I’m delighted to report that Richard Re will be guest-blogging next week about the exclusionary rule, and in particular about his forthcoming Harvard Law Review article on the subject, The Due Process Exclusionary Rule. I read the article, and — as someone who is unsure what to think about the exclusionary rule — I found it extremely interesting. Here’s the abstract (paragraph breaks added):

As the Supreme Court continues to cut back on and perhaps eliminate Fourth Amendment suppression, the exclusionary rule has entered a new period of crisis. The rule’s greatest vulnerability today stems from the consensus that it can be justified only based on policy arguments from deterrence or atextual values like judicial integrity.

Instead of pursuing those prevailing theories, the exclusionary rule’s defenders should draw on arguments centered on constitutional text and historical change.

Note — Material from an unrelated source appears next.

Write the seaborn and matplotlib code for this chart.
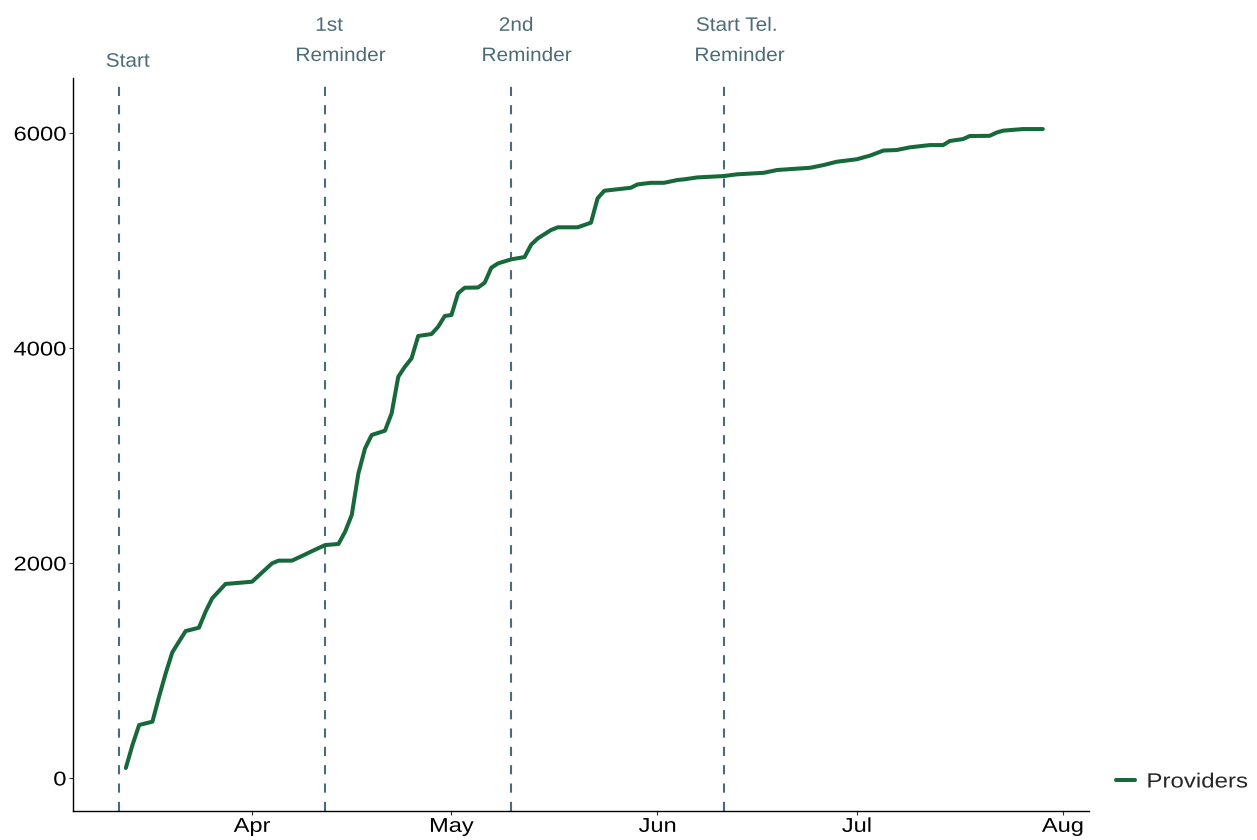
import matplotlib
matplotlib.use("Agg")
import matplotlib.pyplot as plt
import matplotlib.dates as mdates
import matplotlib.transforms as mtransforms
from matplotlib.patheffects import AbstractPathEffect
import pandas as pd
import seaborn as sns

# Cumulative number of responding providers
dates = [
    "2020-03-13", "2020-03-14", "2020-03-15", "2020-03-17", "2020-03-18", "2020-03-19",
    "2020-03-20", "2020-03-22", "2020-03-24", "2020-03-25", "2020-03-26", "2020-03-28",
    "2020-04-01", "2020-04-04", "2020-04-05", "2020-04-07", "2020-04-09", "2020-04-10",
    "2020-04-12", "2020-04-14", "2020-04-15", "2020-04-16", "2020-04-17", "2020-04-18",
    "2020-04-19", "2020-04-21", "2020-04-22", "2020-04-23", "2020-04-24", "2020-04-25",
    "2020-04-26", "2020-04-28", "2020-04-29", "2020-04-30", "2020-05-01", "2020-05-02",
    "2020-05-03", "2020-05-05", "2020-05-06", "2020-05-07", "2020-05-08", "2020-05-10",
    "2020-05-12", "2020-05-13", "2020-05-14", "2020-05-16", "2020-05-17", "2020-05-20",
    "2020-05-22", "2020-05-23", "2020-05-24", "2020-05-26", "2020-05-28", "2020-05-29",
    "2020-05-31", "2020-06-02", "2020-06-04", "2020-06-05", "2020-06-07", "2020-06-11",
    "2020-06-13", "2020-06-17", "2020-06-19", "2020-06-24", "2020-06-26", "2020-06-28",
    "2020-07-01", "2020-07-03", "2020-07-05", "2020-07-07", "2020-07-09", "2020-07-12",
    "2020-07-14", "2020-07-15", "2020-07-17", "2020-07-18", "2020-07-21", "2020-07-22",
    "2020-07-23", "2020-07-26", "2020-07-29",
]
providers = [
    93, 307, 493, 524, 756, 974,
    1170, 1367, 1398, 1547, 1672, 1805,
    1826, 1997, 2022, 2022, 2080, 2110,
    2167, 2177, 2291, 2447, 2834, 3067,
    3191, 3231, 3392, 3733, 3826, 3904,
    4112, 4130, 4198, 4298, 4307, 4509,
    4561, 4563, 4607, 4747, 4787, 4825,
    4846, 4962, 5020, 5098, 5123, 5123,
    5166, 5393, 5463, 5477, 5491, 5522,
    5537, 5537, 5563, 5569, 5587, 5600,
    5616, 5630, 5656, 5677, 5702, 5733,
    5756, 5790, 5837, 5842, 5867, 5888,
    5888, 5926, 5944, 5972, 5974, 6003,
    6022, 6037, 6037,
]

# Events shown as dashed vertical lines (label lines top -> bottom)
event_dates = ["2020-03-12", "2020-04-12", "2020-05-10", "2020-06-11"]
event_labels = [["Start"], ["1st", "Reminder"], ["2nd", "Reminder"], ["Start Tel.", "Reminder"]]

line_color = "#17683b"
event_color = "#4b6b77"


class HStretch(AbstractPathEffect):
    """Widen glyphs horizontally around an anchor (0 left, .5 centre, 1 right)."""

    def __init__(self, sx, anchor=0.5):
        super().__init__()
        self.sx = sx
        self.anchor = anchor

    def draw_path(self, renderer, gc, tpath, affine, rgbFace=None):
        v = tpath.vertices
        if len(v):
            lo, hi = v[:, 0].min(), v[:, 0].max()
            p = lo + (hi - lo) * self.anchor
        else:
            p = 0
        pre = mtransforms.Affine2D().scale(self.sx, 1).translate(-(self.sx - 1) * p, 0)
        renderer.draw_path(gc, tpath, pre + affine, rgbFace)


df = pd.DataFrame({"date": pd.to_datetime(dates), "value": providers})
ev = pd.to_datetime(event_dates)

sns.set_style("white")
plt.rcParams["font.family"] = ["Liberation Sans", "DejaVu Sans"]

fig = plt.figure(figsize=(12.57, 8.4), dpi=100)
ax = fig.add_axes([73 / 1257, 1 - 811 / 840, (1089 - 73) / 1257, (811 - 78) / 840])

sns.lineplot(data=df, x="date", y="value", color=line_color, linewidth=2.9,
             label="Providers", ax=ax)

for d in ev:
    ax.axvline(d, color=event_color, linewidth=1.5, linestyle=(0, (4.4, 4.4)), zorder=1)

# labels above the panel: (x shift px, baseline px from top) per line
shifts = [[(8.7, 66.7)], [(4, 30.8), (15.7, 61)], [(5, 30.8), (15.7, 61)], [(13, 30.8), (16, 61)]]
trans = mtransforms.blended_transform_factory(ax.transData, fig.transFigure)
for d, lines, offs in zip(ev, event_labels, shifts):
    for txt, (dx, yb) in zip(lines, offs):
        t = ax.text(d, 1 - yb / 840, txt,
                    transform=trans + mtransforms.ScaledTranslation(dx / 100, 0, fig.dpi_scale_trans),
                    ha="center", va="baseline", fontsize=14, color=event_color, clip_on=False)
        t.set_path_effects([HStretch(1.07, 0.5)])

x0 = ev.min() - pd.Timedelta(days=6.95)
x1 = df["date"].max() + pd.Timedelta(days=6.95)
ax.set_xlim(x0, x1)
ax.set_ylim(-307, 6512)
ax.set_yticks([0, 2000, 4000, 6000])
ax.xaxis.set_major_locator(mdates.MonthLocator())
ax.xaxis.set_major_formatter(mdates.DateFormatter("%b"))
ax.set_xlabel("")
ax.set_ylabel("")

sns.despine(ax=ax)
for s in ["left", "bottom"]:
    ax.spines[s].set_color("black")
    ax.spines[s].set_linewidth(1.0)
ax.tick_params(axis="both", which="major", bottom=True, left=True, length=3, width=0.8,
               color="#333333", labelsize=14.4, labelcolor="black")
ax.tick_params(axis="x", pad=1.2)
ax.tick_params(axis="y", pad=1.8)

ax.get_legend().remove()
handles, labels = ax.get_legend_handles_labels()
leg = fig.legend(handles, labels, loc="center left", bbox_to_anchor=(1116 / 1257, 1 - 782 / 840),
                 frameon=False, fontsize=14.8, handlelength=0.93, handletextpad=0.55,
                 borderpad=0, borderaxespad=0)
for t in leg.get_texts():
    t.set_path_effects([HStretch(1.17, 0.0)])

fig.canvas.draw()
for t in ax.get_xticklabels():
    t.set_path_effects([HStretch(1.18, 0.5)])
for t in ax.get_yticklabels():
    t.set_path_effects([HStretch(1.19, 1.0)])

fig.savefig("out.png", dpi=100)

Under that approach, the exclusionary rule would spring not from the Fourth Amendment itself, but rather from the historically evolving interrelationship between the Fourth Amendment and the Due Process Clauses.

By the mid-twentieth century, changes in law and practice had recast the Fourth Amendment as a source of pre-trial “process” analogous to in-trial procedural guarantees such as the Confrontation Clause. And when a criminal conviction is predicated on a violation of the Constitution’s criminal procedure requirements, including the Fourth Amendment, the conviction works an ongoing deprivation of liberty without due process.

This approach has a number of advantages and implications. It provides a constitutional foundation for the harmless error doctrine, explains why the same exclusionary principles apply to different constitutional rights, clarifies the contested bounds of many exclusionary exceptions, and supplies a manageable framework for analyzing the remedial implications of newly emerging Fourth Amendment rules for digital surveillance technologies.

As the article puts it,

Viewing the [exclusionary] rule as a function of due process takes the sting out of then-Judge Cardozo’s famous lament that “[t]he criminal is to go free because the constable has blundered.” Our system takes it for granted that criminals must sometimes go free because legislatures, prosecutors, or judges have blundered, and that same due process principle applies to official investigators. In different ways and circumstances, all these government actors are constrained by constitutional procedure.

I much look forward to Richard’s visit.